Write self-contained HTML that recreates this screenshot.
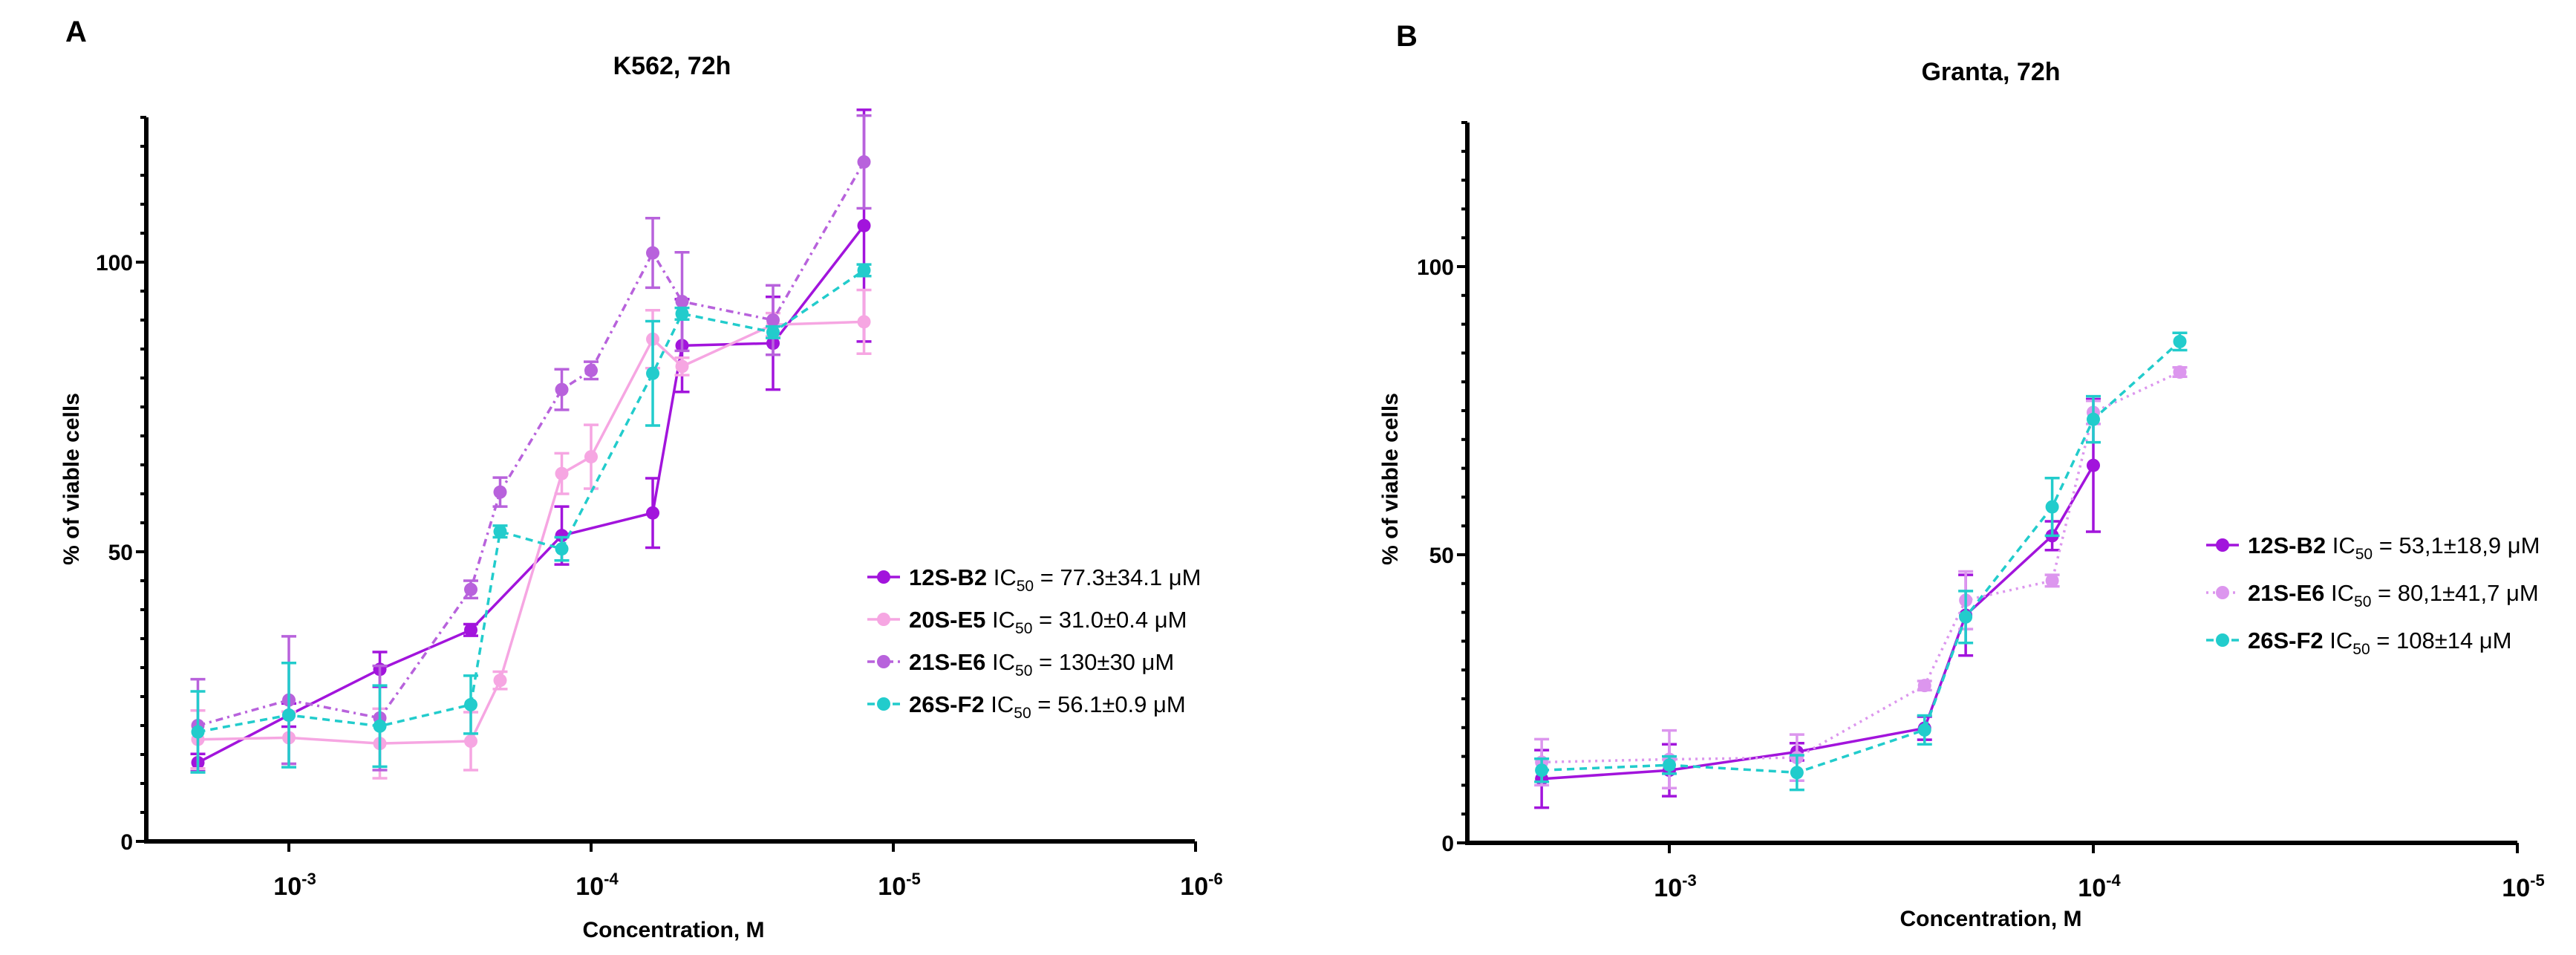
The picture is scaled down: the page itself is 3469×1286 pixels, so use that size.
<!DOCTYPE html>
<html><head><meta charset="utf-8">
<style>
body{margin:0;background:#fff;}
svg{display:block;font-family:"Liberation Sans",Arial,sans-serif;}
</style></head>
<body>
<svg id="fig" width="3469" height="1286" viewBox="0 0 3469 1286"></svg>
<script>
// ---- Panel A data (K562) ----
const aLogConc = [-2.699,-3,-3.301,-3.602,-3.699,-3.903,-4,-4.204,-4.301,-4.602,-4.903];
const aB2  = [13.6,21.8,29.7,36.5,null,52.8,null,56.7,85.6,86,106.3];
const aB2e = [1.5,2,3,1,null,5,null,6,8,8,20];
const aE5  = [17.6,17.9,16.9,17.3,27.8,63.5,66.4,86.7,82,89.2,89.7];
const aE5e = [5,4.5,6,5,1.5,3.5,5.5,5,1.5,2,5.5];
const aE6  = [20,24.4,21.3,43.5,60.3,78,81.3,101.6,93.2,90,117.3];
const aE6e = [8,11,9,1.5,2.5,3.5,1.5,6,8.5,6,8];
const aF2  = [18.9,21.8,19.9,23.6,53.5,50.5,null,80.8,91.1,87.9,98.6];
const aF2e = [7,9,7,5,1,2,null,9,1,1,1];
// ---- Panel B data (Granta) ----
const bLogConc = [-2.699,-3,-3.301,-3.602,-3.699,-3.903,-4,-4.204];
const bB2  = [11.1,12.6,15.8,19.9,39.5,53.3,65.5,null];
const bB2e = [5,4.5,1.5,2,7,2.5,11.5,null];
const bE6  = [14,14.5,14.8,27.3,42.1,45.5,74.7,81.7];
const bE6e = [4,5,4,0.8,5,1,2,0.8];
const bF2  = [12.6,13.5,12.2,19.6,39.2,58.3,73.5,87];
const bF2e = [2,1.5,3,2.5,4.5,5,4,1.5];
// ticks
const yTickLabels = [0,50,100];
const aXTickExp = [-3,-4,-5,-6];
const bXTickExp = [-3,-4,-5];
const aLegendNames = ["12S-B2","20S-E5","21S-E6","26S-F2"];
const aLegendIC = [" = 77.3±34.1 μM"," = 31.0±0.4 μM"," = 130±30 μM"," = 56.1±0.9 μM"];
const bLegendNames = ["12S-B2","21S-E6","26S-F2"];
const bLegendIC = [" = 53,1±18,9 μM"," = 80,1±41,7 μM"," = 108±14 μM"];

const NS="http://www.w3.org/2000/svg";
const svg=document.getElementById('fig');
function mk(tag,attrs,parent){const e=document.createElementNS(NS,tag);for(const k in attrs)e.setAttribute(k,attrs[k]);(parent||svg).appendChild(e);return e;}

function panel(cfg){
  const g=mk('g',{});
  
  
  const x=lc=>cfg.x0+(-3-lc)*cfg.dec;
  const y=v=>cfg.y0-v*cfg.py;
  const L=mk('text',{x:cfg.letterX,y:cfg.letterY,'font-size':40,'font-weight':'bold'},g);L.textContent=cfg.letter;
  
  const T=mk('text',{x:cfg.titleX,y:cfg.titleY,'font-size':34,'font-weight':'bold','text-anchor':'middle'},g);T.textContent=cfg.title;
  
  const ya=mk('line',{x1:cfg.axX,y1:y(125),x2:cfg.axX,y2:cfg.y0+3,stroke:'#000','stroke-width':6},g);
  
  const xa=mk('line',{x1:cfg.axX-3,y1:cfg.y0,x2:cfg.xEnd,y2:cfg.y0,stroke:'#000','stroke-width':6},g);
  
  for(let v=0;v<=125;v+=5){
    const major=(v%50===0);
    mk('line',{x1:cfg.axX-(major?14:8),y1:y(v),x2:cfg.axX,y2:y(v),stroke:'#000','stroke-width':4},g);
  }
  yTickLabels.forEach(v=>{
    const t=mk('text',{x:cfg.axX-18,y:y(v)+11,'font-size':30,'font-weight':'bold','text-anchor':'end'},g);
    t.textContent=v;
    
  });
  cfg.xticks.forEach(e=>{
    const xx=x(e);
    mk('line',{x1:xx,y1:cfg.y0,x2:xx,y2:cfg.y0+14,stroke:'#000','stroke-width':4},g);
    const t=mk('text',{x:xx+8,y:cfg.y0+72,'font-size':34,'font-weight':'bold','text-anchor':'middle'},g);
    
    t.appendChild(document.createTextNode('10'));
    const s=mk('tspan',{dy:-14,'font-size':22},t);s.textContent=String(e);
  });
  const yt=mk('text',{transform:`translate(${cfg.yTitleX},${cfg.yTitleY}) rotate(-90)`,'font-size':30,'font-weight':'bold','text-anchor':'middle'},g);
  yt.textContent='% of viable cells';
  
  const xt=mk('text',{x:cfg.xTitleX,y:cfg.xTitleY,'font-size':30,'font-weight':'bold','text-anchor':'middle'},g);
  xt.textContent='Concentration, M';
  
  cfg.series.forEach(s=>{
    const sg=mk('g',{},g);
    
    let pts=[];
    s.vals.forEach((v,i)=>{if(v!==null)pts.push([x(cfg.conc[i]),y(v)]);});
    const p=mk('polyline',{points:pts.map(q=>q.join(',')).join(' '),fill:'none',stroke:s.color,'stroke-width':3.5,'stroke-dasharray':s.dash||'none'},sg);
    
    s.vals.forEach((v,i)=>{
      if(v===null)return;
      const xx=x(cfg.conc[i]),e=s.err[i]||0;
      const eb=mk('g',{stroke:s.color,'stroke-width':3.5},sg);
      
      mk('line',{x1:xx,y1:y(v-e),x2:xx,y2:y(v+e)},eb);
      mk('line',{x1:xx-10,y1:y(v-e),x2:xx+10,y2:y(v-e)},eb);
      mk('line',{x1:xx-10,y1:y(v+e),x2:xx+10,y2:y(v+e)},eb);
      const c=mk('circle',{cx:xx,cy:y(v),r:9,fill:s.color},sg);
      
    });
  });
  cfg.legNames.forEach((n,i)=>{
    const s=cfg.series[i];const ly=cfg.legY+i*cfg.legDy;
    const lg=mk('g',{},g);
    
    mk('line',{x1:cfg.legX-22,y1:ly,x2:cfg.legX+22,y2:ly,stroke:s.color,'stroke-width':3.5,'stroke-dasharray':s.dash||'none'},lg);
    mk('circle',{cx:cfg.legX,cy:ly,r:9,fill:s.color},lg);
    const t=mk('text',{x:cfg.legX+34,y:ly+11,'font-size':31},lg);
    const b=mk('tspan',{'font-weight':'bold'},t);b.textContent=n+' ';
    const ic=mk('tspan',{},t);ic.textContent='IC';
    const sub=mk('tspan',{dy:8,'font-size':21},t);sub.textContent='50';
    const rest=mk('tspan',{dy:-8},t);rest.textContent=cfg.legIC[i];
  });
}

panel({name:'panel-a-k562',letter:'A',letterX:88,letterY:56,title:'K562, 72h',titleX:905,titleY:100,
  axX:197,x0:389,dec:407,xEnd:1609,y0:1133,py:7.8,conc:aLogConc,xticks:aXTickExp,
  yTitleX:106,yTitleY:645,xTitleX:907,xTitleY:1262,
  series:[
    {key:'12s-b2',vals:aB2,err:aB2e,color:'#a214dc'},
    {key:'20s-e5',vals:aE5,err:aE5e,color:'#f6a6e2'},
    {key:'21s-e6',vals:aE6,err:aE6e,color:'#b862dc',dash:'10,6,3,6'},
    {key:'26s-f2',vals:aF2,err:aF2e,color:'#22cccc',dash:'10,7'}],
  legNames:aLegendNames,legIC:aLegendIC,legX:1190,legY:777,legDy:57});

panel({name:'panel-b-granta',letter:'B',letterX:1880,letterY:62,title:'Granta, 72h',titleX:2681,titleY:108,
  axX:1976,x0:2248,dec:571,xEnd:3390,y0:1135,py:7.76,conc:bLogConc,xticks:bXTickExp,
  yTitleX:1882,yTitleY:645,xTitleX:2681,xTitleY:1247,
  series:[
    {key:'12s-b2',vals:bB2,err:bB2e,color:'#a214dc'},
    {key:'21s-e6',vals:bE6,err:bE6e,color:'#dc96ee',dash:'3,6'},
    {key:'26s-f2',vals:bF2,err:bF2e,color:'#22cccc',dash:'10,7'}],
  legNames:bLegendNames,legIC:bLegendIC,legX:2993,legY:734,legDy:64});
</script>
</body></html>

> _SET TASK_
For the listing above, identify each line bearing "that".

> _RESPONSE TO THE EXERCISE_
Write self-contained HTML that recreates this screenshot.
The picture is scaled down: the page itself is 3469×1286 pixels, so use that size.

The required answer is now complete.